Selon lui, il manquait jusqu'ici deux maillons essentiels en France pour que le recyclage du textile puisse réellement se développer localement. Le premier concerne la possibilité technique de transformer une fibre textile en fin de vie en nouvelle fibre pouvant être utilisée en filature pour produire de nouveaux vêtements. Le second concerne l'étape de tri. « Certaines enseignes de fast-fashion, comme Shein, sortent chaque année des centaines de milliers de nouveaux articles. Pour la plupart des grandes marques, on est au moins à plusieurs milliers par an. Avec des mélanges évidemment toujours différents de couleurs, de matières etc. Cela génère une complexité folle pour le tri. Or, pour revaloriser une fibre, pour qu'elle soit de nouveau exploitable en filatures, il faut qu'elle soit homogène en composition et en couleur. Manuellement, il est impossible économiquement de trier des centaines de milliers de tonnes », explicite l'entrepreneur.

Une unité pilote de tri automatisé opérationnelle d'ici cet été

Les Tissages de Charlieu se sont attaqués au sujet sur les deux fronts. L'entreprise ligérienne s'est associée début 2022 avec la PME TDV industrie (fabricant de tissus techniques pour les vêtements de travail) et Mulliez-Flory (vêtements professionnels) pour créer Renaissance Textile et lancer, près de Laval, une unité industrielle d'effilochage. Grâce à une R&D conjointe, celle-ci est capable de produire de nouvelles fibres de qualité à partir des vêtements usagés afin de fournir les filatures françaises et européennes. Une première ligne est déjà opérationnelle. Deux autres devraient être mises en route d'ici 2025 pour le traitement de 10.000 tonnes de textile par an. 25 millions d'euros seront investis d'ici deux ans.

Nouveau pas d'importance, Les Tissages de Charlieu vont désormais prendre à bras le corps la question du tri. La PME, appuyée dans cette démarche par les fabricants de machine Andritz-Laroche (69) et Pellenc (84) s'est associée à Synergie TLC (spécialiste de la valorisation des textiles) pour développer une ligne industrielle automatisée capable de trier les textiles afin de créer des volumes homogènes à recycler.

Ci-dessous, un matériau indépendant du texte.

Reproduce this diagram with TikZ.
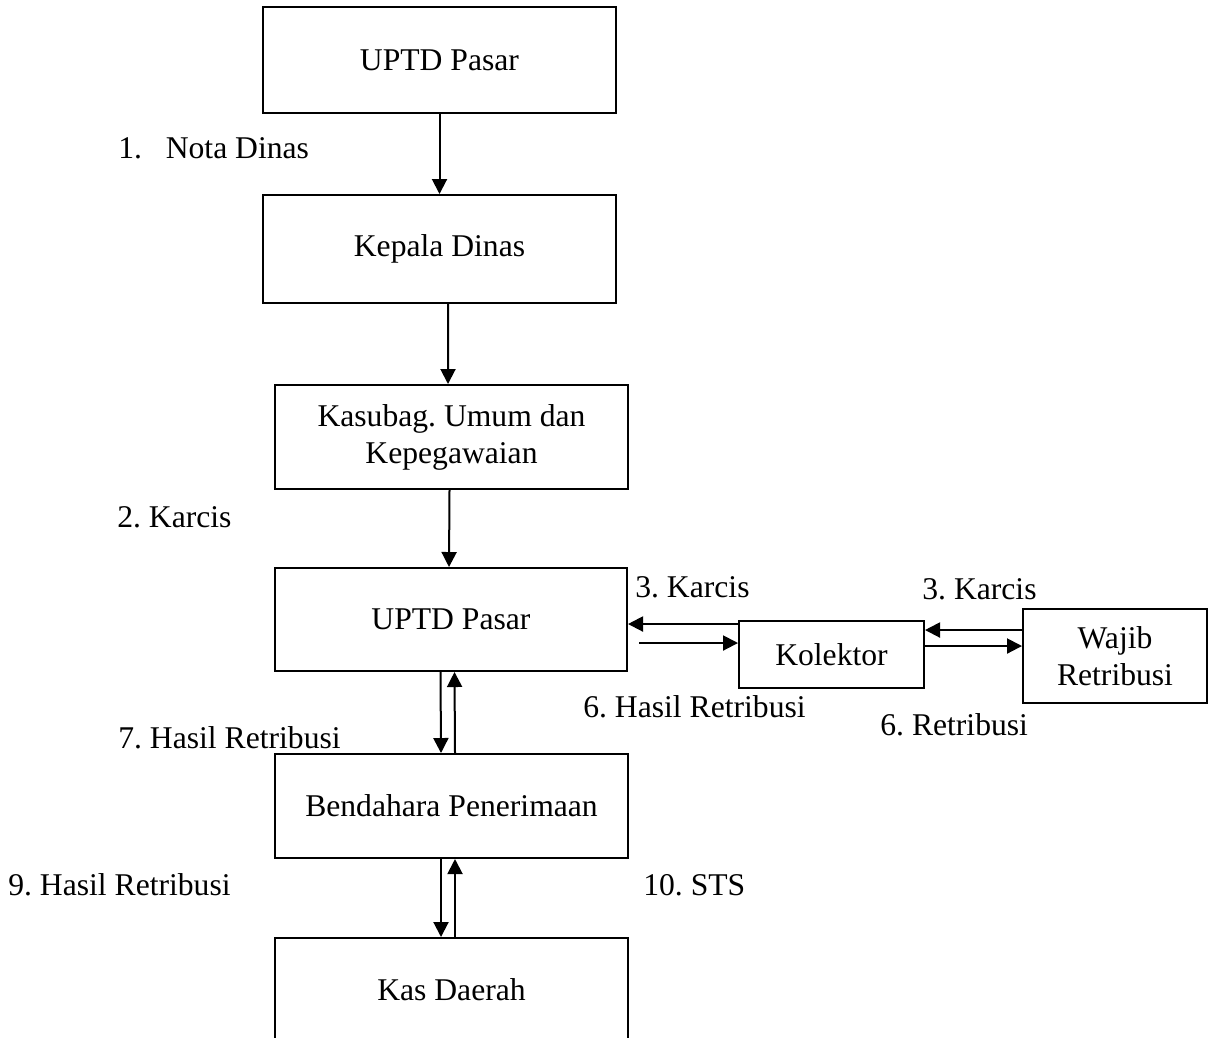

Ensemble, ils créent une nouvelle société « Nouvelles fibres textiles ». Les deux actionnaires vont investir 4 millions d'euros dans une première unité de tri pilote qui sera implantée à Amplepuis (69) d'ici l'été et qui sera capable de traiter 20.000 tonnes de textiles par an avec une dizaine de salariés. « Elle va nous permettre de parfaire la technique et les process. Ensuite, d'ici deux ans, nous construirons une unité industrielle sur 10.000m² avec une soixantaine de collaborateurs ». Cette première usine de tri (accompagnée par des financements Ademe et PIA) sera dans la région mais Eric Boël pense déjà au coup d'après : « le besoin est d'une unité par région. Il sera évidemment plus efficient économiquement et écologiquement de trier au plus près des collectes ». Le chiffre d'affaires escompté n'est pas encore communiqué.

En parallèle de ces nouveaux développements, Les Tissages de Charlieu poursuivent leur croissance autour de la fabrication de sacs de caisse en tissu recyclé. Projet soutenu par Auchan et Super U notamment qui se sont engagés, l'année dernière, pour plusieurs années. 20 millions d'euros sont investis par LTC dans de nouveaux équipements industriels et une extension afin de produire en 2023, 60 millions de sacs de caisse. 60 personnes supplémentaires devraient être recrutées d'ici la fin de l'année.

« 10 millions de sacs en textile recyclé, c'est 1.360 tonnes de plastiques et 52.000 tonnes de CO2 économisés, soit 2 millièmes de l'impact carbone de la filière textile française. Ce n'est pas négligeable... », conclut Eric Boël.